Sinon, par esprit de contradiction, il n’est jamais d’accord,
pinailleur et finalement ennuyeux.
Notre projet est de faire un grand voyage jusqu’aux Dolomites.
Il est serviable, cela suffit-il ? Trop d’improvisations sur le parcours.
On risque de finir par n’être jamais d’accord. Il ne faut pas idéaliser
un voyage à deux, deux amis, surtout avec les moyens dont nous disposerons
[au mieux un vélo chacun]. Mais que faire d’autre durant les prochaines
grandes vacances ? On tâchera de sonder l’opinion en allant
passer 15 jours à l’Ossau.
Je n’ai pas noté à l’époque ce qui reste encore un poids et un
mystère pour moi soixante ans plus tard, à savoir un ou des désaccords
qui se soldèrent par deux jours de silence entre nous, sur les six que
nous avons passés dans ce que je considérais comme notre paradis sur
terre. Sans doute pas l’avis de Hervé. Ce sentiment, cette passion
a sans doute conforté mon esprit directif naturel et indisposé mon
copain. Lequel avait sans doute l’inconvénient d’être peut-être perturbé
par ses hormones et rêvait consciemment ou non à d’autres horizons,
si possible féminins. Ses réflexions le montrent : il était terrorisé
à l’idée qu’un mauvais dévissage aurait pu le châtrer comme il disait,
et il ne s’en cachait pas. Ses intentions inconscientes le montrent
également avec son idée fixe de construire son nid, la cabane.
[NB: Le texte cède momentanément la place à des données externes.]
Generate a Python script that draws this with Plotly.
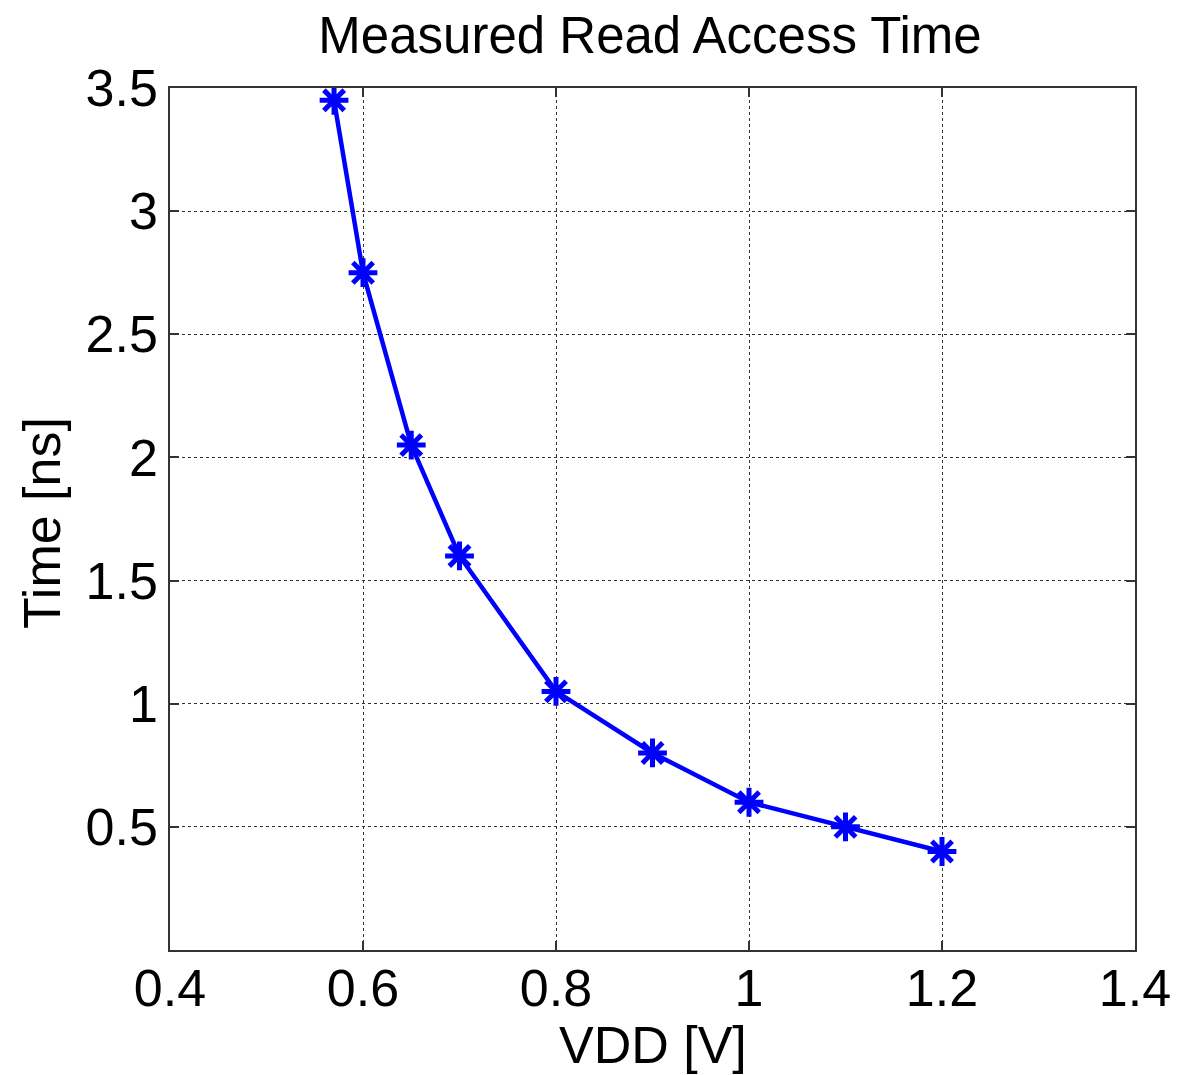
import plotly.graph_objects as go

vdd = [0.57, 0.6, 0.65, 0.7, 0.8, 0.9, 1.0, 1.1, 1.2]
time_ns = [3.45, 2.75, 2.05, 1.6, 1.05, 0.8, 0.6, 0.5, 0.4]

x_ticks = [0.4, 0.6, 0.8, 1.0, 1.2, 1.4]
x_labels = ["0.4", "0.6", "0.8", "1", "1.2", "1.4"]
y_ticks = [0.5, 1.0, 1.5, 2.0, 2.5, 3.0, 3.5]
y_labels = ["0.5", "1", "1.5", "2", "2.5", "3", "3.5"]

FONT = "Liberation Sans, Arial, sans-serif"

# page body has an 8px offset; plot area in figure coords
L, T, R, B = 162, 80, 1127, 942
W, H = 1191, 1075

fig = go.Figure()
fig.add_trace(go.Scatter(
    x=vdd, y=time_ns, mode="lines+markers",
    line=dict(color="#0000ff", width=4.5),
    marker=dict(symbol="asterisk-open", size=24, color="#0000ff",
                line=dict(color="#0000ff", width=5)),
    showlegend=False,
))

axis_common = dict(
    showline=True, linecolor="#333333", linewidth=1.5, mirror="ticks",
    ticks="inside", ticklen=9, tickcolor="#333333", tickwidth=1.5,
    showgrid=True, gridcolor="#333333", gridwidth=1, griddash="3px,3px",
    zeroline=False,
    tickfont=dict(family=FONT, size=52, color="black"),
)

fig.update_xaxes(range=[0.4, 1.4], tickvals=x_ticks, ticktext=x_labels,
                 ticklabelstandoff=-8, **axis_common)
fig.update_yaxes(range=[0, 3.5], tickvals=y_ticks, ticktext=y_labels,
                 **axis_common)

ph = B - T
pw = R - L
fig.add_annotation(text="VDD [V]", xref="paper", yref="paper", x=0.5,
                   y=(B - 1037) / ph, xanchor="center", yanchor="middle",
                   showarrow=False, font=dict(family=FONT, size=52, color="black"))
fig.add_annotation(text="Time [ns]", xref="paper", yref="paper", x=(34 - L) / pw,
                   y=(B - 515) / ph, xanchor="center", yanchor="middle", textangle=-90,
                   showarrow=False, font=dict(family=FONT, size=52, color="black"))

fig.update_layout(
    width=W, height=H,
    margin=dict(l=L, r=W - R, t=T, b=H - B),
    paper_bgcolor="white", plot_bgcolor="white",
    title=dict(text="Measured Read Access Time", x=642 / W, xanchor="center",
               y=1 - 27 / H, yanchor="middle", yref="container",
               font=dict(family=FONT, size=51, color="black")),
)

fig.write_html("out.html")
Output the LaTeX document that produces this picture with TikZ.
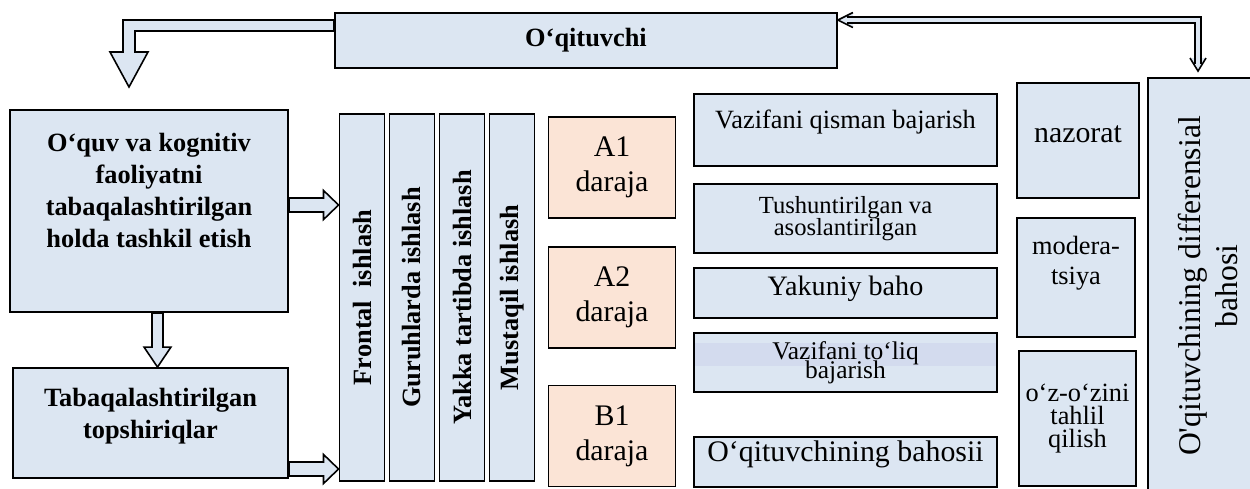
\documentclass[tikz,border=0pt]{standalone}
\usepackage{fontspec}
\setmainfont{Liberation Serif}
\newfontfamily\plainserif{Liberation Serif}[Ligatures=TeXOff]
\usetikzlibrary{calc}

\definecolor{boxblue}{RGB}{220,230,242}
\definecolor{levelpeach}{RGB}{251,228,214}
\definecolor{bandblue}{RGB}{211,219,238}

\def\u{0.02cm}
\newcommand\fsz[2]{\fontsize{#1}{#2}\selectfont\lineskiplimit=-20pt\relax}

% hollow block arrows, from point #1 to tip #2
\newcommand\fatright[2]{%
  \draw[fatarrow] ($(#1)+(0,-7)$) -- ($(#2)+(-15,-7)$) -- ($(#2)+(-15,-14.5)$) --
      (#2) -- ($(#2)+(-15,14.5)$) -- ($(#2)+(-15,7)$) -- ($(#1)+(0,7)$) -- cycle;}
\newcommand\fatdown[2]{%
  \draw[fatarrow] ($(#1)+(-5.5,0)$) -- ($(#2)+(-5.5,-20)$) -- ($(#2)+(-13.5,-20)$) --
      (#2) -- ($(#2)+(13.5,-20)$) -- ($(#2)+(5.5,-20)$) -- ($(#1)+(5.5,0)$) -- cycle;}

\begin{document}
\begin{tikzpicture}[x=\u, y=-\u,
    blk/.style={draw, line width=1.1pt, fill=boxblue, inner sep=2pt, align=center},
    lvl/.style={blk, fill=levelpeach},
    fatarrow/.style={draw, line width=0.9pt, fill=boxblue, line join=miter},
    dblline/.style={double=boxblue, double distance=2.6pt, line width=0.8pt},
    barb/.style={line width=0.9pt, line join=miter}]
  \useasboundingbox (0,0) rectangle (1250,488);

  % --
  \node[blk, minimum width=502*\u, minimum height=55*\u, font=\bfseries\fsz{15}{18}]
    (teacher) at (586,40.5) {O‘qituvchi};

  \node[blk, minimum width=278*\u, minimum height=202*\u, text depth=0.84cm,
    font=\bfseries\fsz{15}{18.2}] (plan) at (149,211)
    {O‘quv va kognitiv\\faoliyatni\\tabaqalashtirilgan\\holda tashkil etish};
  \node[blk, minimum width=275*\u, minimum height=110*\u, text depth=0.4cm,
    font=\bfseries\fsz{15}{18.2}] (tasks) at (150.5,423)
    {Tabaqalashtirilgan\\topshiriqlar};

  % -- forms of work
  \foreach\name/\txt [count=\i from 0] in {front/Frontal~ ishlash,
      group/Guruhlarda ishlash, solo/Yakka tartibda ishlash, self/Mustaqil ishlash} {
    \edef\x{362 + 50 * \i}
    \node[blk, rotate=90, minimum width=367*\u, minimum height=45*\u,
      font=\bfseries\fsz{15}{18}] (\name) at (\x, 297.5) {\txt};
  }

  % -- levels
  \foreach\lv/\y [count=\i] in {A1/167.5, A2/297.5, B1/436} {
    \node[lvl, minimum width=127*\u, minimum height=101*\u, font=\fsz{17}{20}]
      (lv\i) at (612, \y) {\lv\\daraja};
  }

  % -- results
  \node[blk, minimum width=303*\u, minimum height=72*\u, text depth=0.44cm,
    font=\fsz{15}{18}] (part) at (845.5,130) {Vazifani qisman bajarish};
  \node[blk, minimum width=303*\u, minimum height=69*\u, font=\fsz{14}{12.6}]
    (expl) at (845.5,218.5) {Tushuntirilgan va\\asoslantirilgan};
  \node[blk, minimum width=303*\u, minimum height=50*\u, text depth=0.28cm,
    font=\fsz{16}{18}] (final) at (845.5,293) {Yakuniy baho};
  \node[blk, minimum width=303*\u, minimum height=59*\u, font=\fsz{14.5}{11},
    path picture={\fill[bandblue] ($(path picture bounding box.north west)+(0,10)$)
      rectangle ($(path picture bounding box.north east)+(0,33)$);}]
    (full) at (845.5,362.5) {Vazifani to‘liq\\bajarish};
  \node[blk, minimum width=303*\u, minimum height=50*\u, text depth=0.44cm,
    font=\fsz{17}{20}] (tgrade) at (845.5,462) {O‘qituvchining bahosii};

  % -- control
  \node[blk, minimum width=122*\u, minimum height=115*\u, text depth=0.24cm,
    font=\fsz{17}{20}] (ctrl) at (1078,140.5) {nazorat};
  \node[blk, minimum width=118*\u, minimum height=119*\u, text depth=0.7cm,
    font=\fsz{15}{17}] (moder) at (1076,277.5) {modera-\\tsiya};
  \node[blk, minimum width=117*\u, minimum height=135*\u, inner sep=0pt,
    font=\fsz{15}{13.2}] (selfan) at (1077.5,418.5) {o‘z-o‘zini\\tahlil\\qilish};

  \node[blk, rotate=90, minimum width=416*\u, minimum height=120*\u,
    font=\plainserif\fsz{18}{21}] (diff) at (1208,286)
    {O'qituvchining differensial\\bahosi};

  % -- arrows
  \coordinate (tA) at (teacher.west |- 0,25.5);
  \coordinate (tB) at (129,87);
  \draw[fatarrow] ($(tA)+(0,-5.5)$) -- ($(tB |- tA)+(-6,-5.5)$) -- ($(tB)+(-6,-35)$) --
      ($(tB)+(-19,-35)$) -- (tB) -- ($(tB)+(19,-35)$) -- ($(tB)+(6,-35)$) --
      ($(tB |- tA)+(6,5.5)$) -- ($(tA)+(0,5.5)$) -- cycle;

  \coordinate (dA) at (plan.south -| 157.5,0);
  \coordinate (dB) at (tasks.north -| 157.5,0);
  \fatdown{dA}{dB}

  \coordinate (rA) at (plan.east |- 0,205);
  \coordinate (rB) at (front.north |- 0,205);
  \fatright{rA}{rB}
  \coordinate (sA) at (tasks.east |- 0,469);
  \coordinate (sB) at (front.north |- 0,469);
  \fatright{sA}{sB}

  % two-way double arrow
  \coordinate (lt) at (teacher.east |- 0,20);
  \coordinate (bt) at ($(diff.east -| 1198,0)+(0,-6)$);
  \fill[boxblue] (lt) -- ($(lt)+(15,-7.5)$) -- ($(lt)+(15,7.5)$) -- cycle;
  \fill[boxblue] (bt) -- ($(bt)+(-8,-13)$) -- ($(bt)+(8,-13)$) -- cycle;
  \draw[dblline] ($(lt)+(9,0)$) -| ($(bt)+(0,-7)$);
  \draw[barb] ($(lt)+(15,-7.5)$) -- (lt) -- ($(lt)+(15,7.5)$);
  \draw[barb] ($(bt)+(-8,-13)$) -- (bt) -- ($(bt)+(8,-13)$);

\end{tikzpicture}
\end{document}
Pour résumer j’étais envahi de passion pour ce rocher [j’ai ressenti
la même chose pour le Rocher Blanc 30 ans plus tard] et ne comprenait
pas qu’il n’en fût de même pour mon meilleur copain qu’était Hervé.
C’est ainsi qu’on peut devenir intolérant sans le faire exprès,
en toute inconscience.
Les silences de Hervé auraient dû m’alerter.